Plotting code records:
-=-=-=-=-

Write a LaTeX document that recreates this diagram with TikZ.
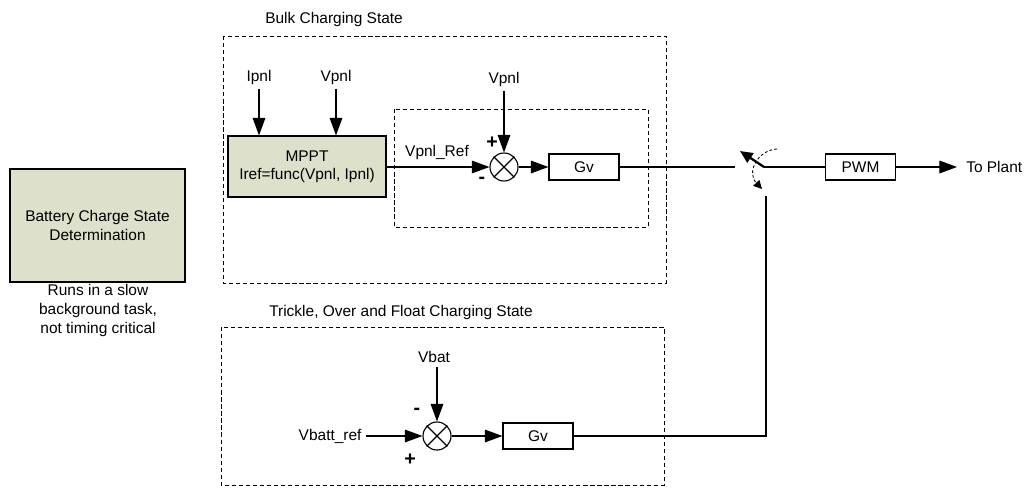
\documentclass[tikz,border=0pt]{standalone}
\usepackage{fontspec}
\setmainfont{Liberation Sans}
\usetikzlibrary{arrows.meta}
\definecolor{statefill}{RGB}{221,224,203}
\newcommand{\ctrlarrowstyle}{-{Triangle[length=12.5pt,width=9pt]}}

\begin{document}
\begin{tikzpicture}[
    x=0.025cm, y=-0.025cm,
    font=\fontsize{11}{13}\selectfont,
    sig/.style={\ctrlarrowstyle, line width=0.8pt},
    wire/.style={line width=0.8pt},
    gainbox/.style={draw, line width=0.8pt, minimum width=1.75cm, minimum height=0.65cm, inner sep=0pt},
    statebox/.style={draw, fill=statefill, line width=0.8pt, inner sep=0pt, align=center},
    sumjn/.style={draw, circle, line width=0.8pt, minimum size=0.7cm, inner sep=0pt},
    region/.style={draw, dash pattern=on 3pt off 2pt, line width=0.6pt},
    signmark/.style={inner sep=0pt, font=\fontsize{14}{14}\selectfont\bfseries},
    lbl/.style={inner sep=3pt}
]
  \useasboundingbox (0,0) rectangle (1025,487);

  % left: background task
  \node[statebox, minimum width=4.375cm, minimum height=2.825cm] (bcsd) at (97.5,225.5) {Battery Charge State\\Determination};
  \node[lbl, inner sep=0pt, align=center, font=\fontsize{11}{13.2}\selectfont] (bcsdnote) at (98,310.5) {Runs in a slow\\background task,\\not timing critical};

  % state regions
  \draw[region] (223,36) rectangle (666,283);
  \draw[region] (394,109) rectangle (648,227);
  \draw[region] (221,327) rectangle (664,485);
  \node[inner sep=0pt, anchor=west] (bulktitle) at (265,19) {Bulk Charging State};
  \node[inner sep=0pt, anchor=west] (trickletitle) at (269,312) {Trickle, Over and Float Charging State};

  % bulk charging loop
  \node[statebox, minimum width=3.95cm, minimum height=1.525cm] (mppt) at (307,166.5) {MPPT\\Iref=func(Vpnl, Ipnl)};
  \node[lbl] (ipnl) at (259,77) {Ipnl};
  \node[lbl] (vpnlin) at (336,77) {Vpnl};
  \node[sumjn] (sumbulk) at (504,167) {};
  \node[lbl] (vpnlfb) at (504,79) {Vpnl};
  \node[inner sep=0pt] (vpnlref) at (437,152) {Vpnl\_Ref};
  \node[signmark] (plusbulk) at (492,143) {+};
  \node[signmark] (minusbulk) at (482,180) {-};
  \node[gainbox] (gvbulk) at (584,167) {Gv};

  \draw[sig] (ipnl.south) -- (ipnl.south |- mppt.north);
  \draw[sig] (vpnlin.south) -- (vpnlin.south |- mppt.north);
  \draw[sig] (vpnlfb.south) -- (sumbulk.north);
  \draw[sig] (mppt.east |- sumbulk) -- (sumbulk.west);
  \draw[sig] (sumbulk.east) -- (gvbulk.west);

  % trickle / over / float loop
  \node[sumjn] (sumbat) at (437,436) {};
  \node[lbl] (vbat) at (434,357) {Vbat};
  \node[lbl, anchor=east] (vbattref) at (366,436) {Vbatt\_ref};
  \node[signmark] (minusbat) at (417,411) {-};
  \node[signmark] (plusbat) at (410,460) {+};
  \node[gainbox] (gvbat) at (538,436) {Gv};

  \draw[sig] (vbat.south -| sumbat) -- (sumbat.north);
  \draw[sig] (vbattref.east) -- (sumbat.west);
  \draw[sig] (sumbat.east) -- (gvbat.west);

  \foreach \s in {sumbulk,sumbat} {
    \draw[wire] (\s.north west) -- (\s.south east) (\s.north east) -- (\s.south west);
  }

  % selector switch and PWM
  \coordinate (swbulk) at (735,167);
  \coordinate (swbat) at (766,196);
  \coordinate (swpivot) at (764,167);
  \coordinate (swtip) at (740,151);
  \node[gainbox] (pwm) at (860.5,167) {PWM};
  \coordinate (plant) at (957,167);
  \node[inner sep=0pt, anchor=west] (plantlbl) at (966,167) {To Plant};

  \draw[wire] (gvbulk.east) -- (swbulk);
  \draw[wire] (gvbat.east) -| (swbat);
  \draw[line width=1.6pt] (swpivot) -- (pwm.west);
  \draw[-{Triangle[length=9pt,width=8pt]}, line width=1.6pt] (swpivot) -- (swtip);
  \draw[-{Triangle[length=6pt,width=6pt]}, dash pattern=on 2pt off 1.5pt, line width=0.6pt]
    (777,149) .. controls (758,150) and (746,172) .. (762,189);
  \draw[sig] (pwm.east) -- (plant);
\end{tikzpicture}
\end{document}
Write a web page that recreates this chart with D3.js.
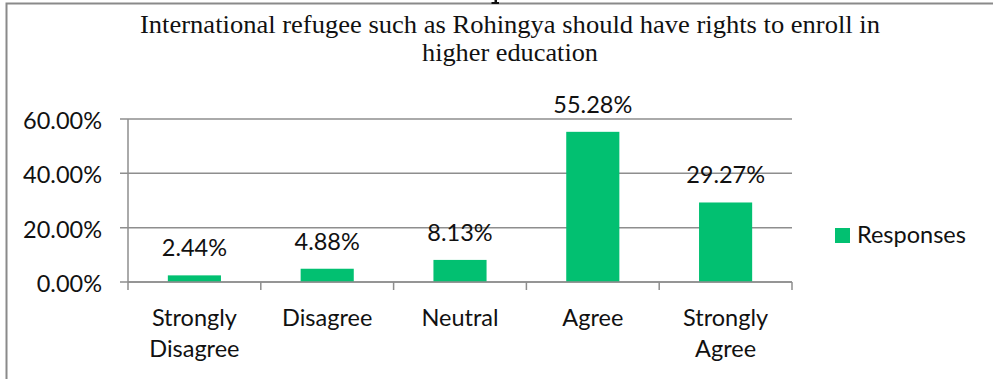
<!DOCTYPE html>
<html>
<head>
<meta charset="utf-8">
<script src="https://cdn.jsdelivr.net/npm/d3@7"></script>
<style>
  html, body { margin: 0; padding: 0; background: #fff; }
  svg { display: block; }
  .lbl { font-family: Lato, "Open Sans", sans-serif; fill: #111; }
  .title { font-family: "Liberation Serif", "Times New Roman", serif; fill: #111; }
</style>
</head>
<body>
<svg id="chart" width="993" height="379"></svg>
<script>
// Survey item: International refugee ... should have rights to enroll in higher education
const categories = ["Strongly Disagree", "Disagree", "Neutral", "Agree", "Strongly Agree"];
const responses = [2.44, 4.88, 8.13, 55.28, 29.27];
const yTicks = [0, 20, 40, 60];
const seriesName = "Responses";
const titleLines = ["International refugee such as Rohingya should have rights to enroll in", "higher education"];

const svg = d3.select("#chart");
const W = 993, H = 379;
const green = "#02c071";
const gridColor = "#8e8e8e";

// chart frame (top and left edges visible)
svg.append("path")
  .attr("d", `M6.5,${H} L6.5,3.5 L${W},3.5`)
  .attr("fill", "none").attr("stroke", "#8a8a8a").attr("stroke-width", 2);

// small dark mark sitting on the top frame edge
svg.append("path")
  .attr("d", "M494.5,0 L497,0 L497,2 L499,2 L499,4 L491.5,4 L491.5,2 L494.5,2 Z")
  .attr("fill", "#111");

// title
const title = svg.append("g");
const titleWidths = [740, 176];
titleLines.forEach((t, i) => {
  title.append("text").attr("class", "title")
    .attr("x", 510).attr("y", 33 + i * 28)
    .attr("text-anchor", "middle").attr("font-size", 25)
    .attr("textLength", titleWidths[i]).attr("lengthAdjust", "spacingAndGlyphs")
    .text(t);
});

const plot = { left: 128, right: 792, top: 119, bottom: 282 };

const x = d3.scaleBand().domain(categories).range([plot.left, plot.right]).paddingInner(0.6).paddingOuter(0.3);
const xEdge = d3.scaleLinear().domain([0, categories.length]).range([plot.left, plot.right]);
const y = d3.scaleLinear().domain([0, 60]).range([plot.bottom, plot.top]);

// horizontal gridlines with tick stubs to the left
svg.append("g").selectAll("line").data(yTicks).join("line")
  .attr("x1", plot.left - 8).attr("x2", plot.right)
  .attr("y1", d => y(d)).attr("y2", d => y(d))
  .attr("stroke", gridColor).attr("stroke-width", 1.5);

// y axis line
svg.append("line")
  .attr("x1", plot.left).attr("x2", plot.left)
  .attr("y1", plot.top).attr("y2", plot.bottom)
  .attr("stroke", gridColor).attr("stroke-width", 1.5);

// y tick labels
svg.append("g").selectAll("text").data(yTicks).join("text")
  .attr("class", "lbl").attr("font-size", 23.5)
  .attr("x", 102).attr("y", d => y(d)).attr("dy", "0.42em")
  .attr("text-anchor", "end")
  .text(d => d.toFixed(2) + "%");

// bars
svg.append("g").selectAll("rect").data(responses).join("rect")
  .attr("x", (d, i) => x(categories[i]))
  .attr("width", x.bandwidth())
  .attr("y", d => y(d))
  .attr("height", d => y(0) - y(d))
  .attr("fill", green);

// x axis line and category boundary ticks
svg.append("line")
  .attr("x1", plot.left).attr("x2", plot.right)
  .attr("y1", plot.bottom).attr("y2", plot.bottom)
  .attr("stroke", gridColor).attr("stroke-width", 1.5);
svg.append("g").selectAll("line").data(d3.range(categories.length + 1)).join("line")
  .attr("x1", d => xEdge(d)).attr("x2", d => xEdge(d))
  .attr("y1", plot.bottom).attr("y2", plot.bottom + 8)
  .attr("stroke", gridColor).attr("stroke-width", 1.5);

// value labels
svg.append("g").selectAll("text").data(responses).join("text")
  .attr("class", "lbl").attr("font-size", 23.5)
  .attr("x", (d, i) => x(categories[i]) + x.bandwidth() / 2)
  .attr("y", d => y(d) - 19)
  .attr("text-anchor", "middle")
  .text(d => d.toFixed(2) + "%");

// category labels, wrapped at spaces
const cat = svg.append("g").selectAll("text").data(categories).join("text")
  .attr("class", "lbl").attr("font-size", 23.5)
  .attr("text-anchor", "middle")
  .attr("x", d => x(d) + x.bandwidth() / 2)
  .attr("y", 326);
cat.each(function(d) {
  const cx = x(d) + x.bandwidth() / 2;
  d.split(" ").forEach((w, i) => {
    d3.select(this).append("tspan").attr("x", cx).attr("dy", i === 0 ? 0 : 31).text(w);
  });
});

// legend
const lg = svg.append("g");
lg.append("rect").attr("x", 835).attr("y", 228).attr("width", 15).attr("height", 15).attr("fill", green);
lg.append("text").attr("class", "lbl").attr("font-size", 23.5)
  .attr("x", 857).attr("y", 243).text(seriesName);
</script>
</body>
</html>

-=-=-=-=-

REQUIREMENTS:
Leave out the pictures, then repeat the listing above exactly from its first line to the line with "(0,0) rectangle (1025,487);", inclusive.

EXERCISE RESULT:
Write a LaTeX document that recreates this diagram with TikZ.
\documentclass[tikz,border=0pt]{standalone}
\usepackage{fontspec}
\setmainfont{Liberation Sans}
\usetikzlibrary{arrows.meta}
\definecolor{statefill}{RGB}{221,224,203}
\newcommand{\ctrlarrowstyle}{-{Triangle[length=12.5pt,width=9pt]}}

\begin{document}
\begin{tikzpicture}[
    x=0.025cm, y=-0.025cm,
    font=\fontsize{11}{13}\selectfont,
    sig/.style={\ctrlarrowstyle, line width=0.8pt},
    wire/.style={line width=0.8pt},
    gainbox/.style={draw, line width=0.8pt, minimum width=1.75cm, minimum height=0.65cm, inner sep=0pt},
    statebox/.style={draw, fill=statefill, line width=0.8pt, inner sep=0pt, align=center},
    sumjn/.style={draw, circle, line width=0.8pt, minimum size=0.7cm, inner sep=0pt},
    region/.style={draw, dash pattern=on 3pt off 2pt, line width=0.6pt},
    signmark/.style={inner sep=0pt, font=\fontsize{14}{14}\selectfont\bfseries},
    lbl/.style={inner sep=3pt}
]
  \useasboundingbox (0,0) rectangle (1025,487);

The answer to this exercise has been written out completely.